There has been some degree of alarmism in the foreign press this week (1, 2, 3) over a (new?) set of restrictions issued by the Chinese government agency overseeing both print and broadcast media in the country. [READ Reuters report and China’s denial.]

It bears noting, however, that there is little of substance in the June 18 circular on “critical reporting” that we can say unequivocally represents a “tightening” or “worsening” of the situation for journalists in China. Which is not to say — I repeat, NOT to say — that continued attention to the issue of press freedom in China is not crucial (it is), or that there is any doubt we’ve seen a progressive worsening of the situation for professional journalists and internet users alike in China.

GAPP SARFT
China’s State Administration of Press, Publications, Radio, Film and Television wants to reign in renegade acts of journalism.

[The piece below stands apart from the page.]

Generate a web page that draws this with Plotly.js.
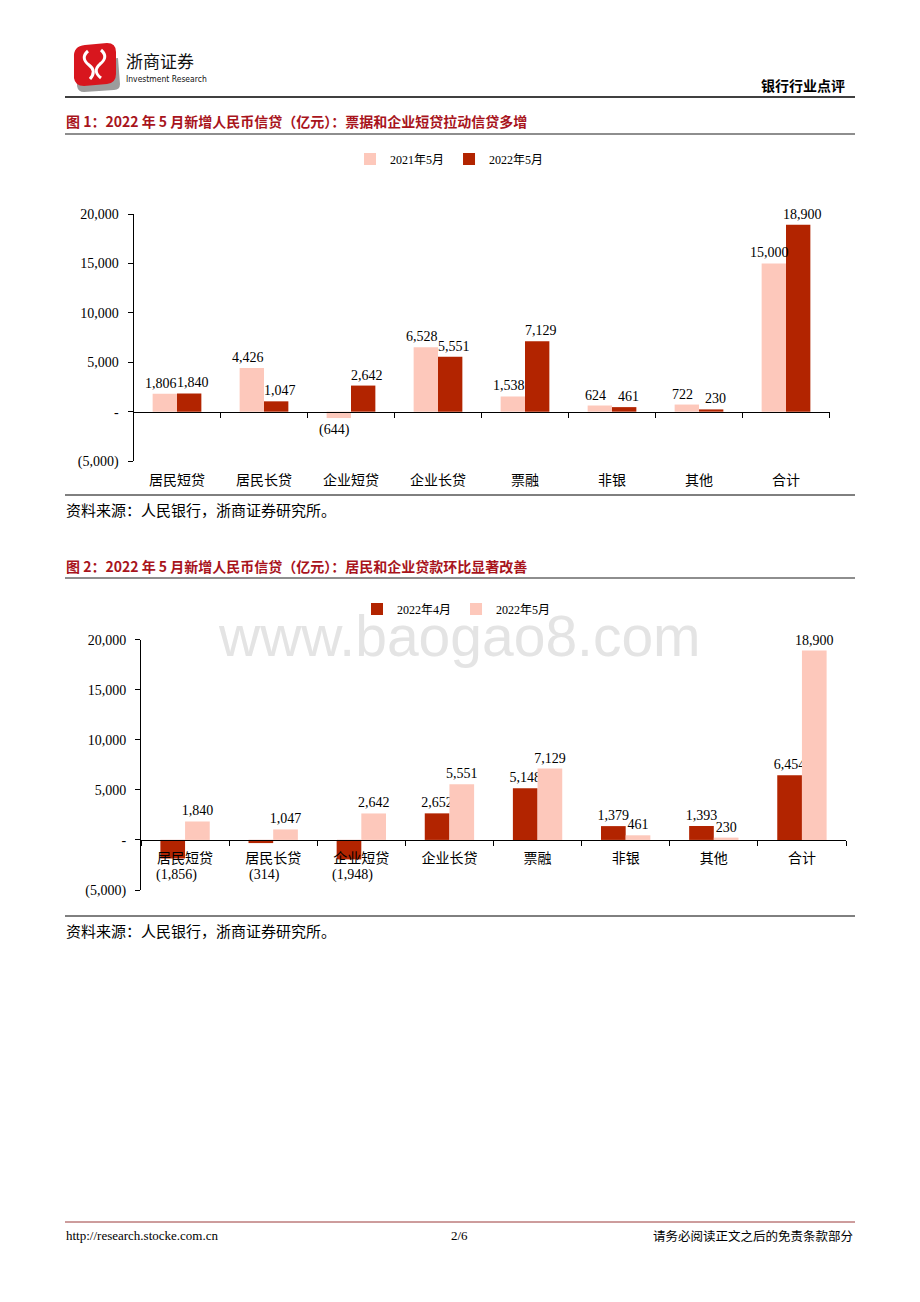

Yes, the media situation in China has worsened in recent months and years. In a sense, for China’s traditional media, what looked like a seasonal freeze back in 2004 has settled into an extended Ice Age. You could say that the Southern Weekly incident in January 2013 was the culmination of tensions within Chinese media over the progressive rollback of professional gains made from the late 1990s up to 2003. These included bans on cross-regional reporting, efforts by the Party to more actively “use” commercial media as vehicles for its own propaganda, and the installment of news examiners inside media conducting prior censorship.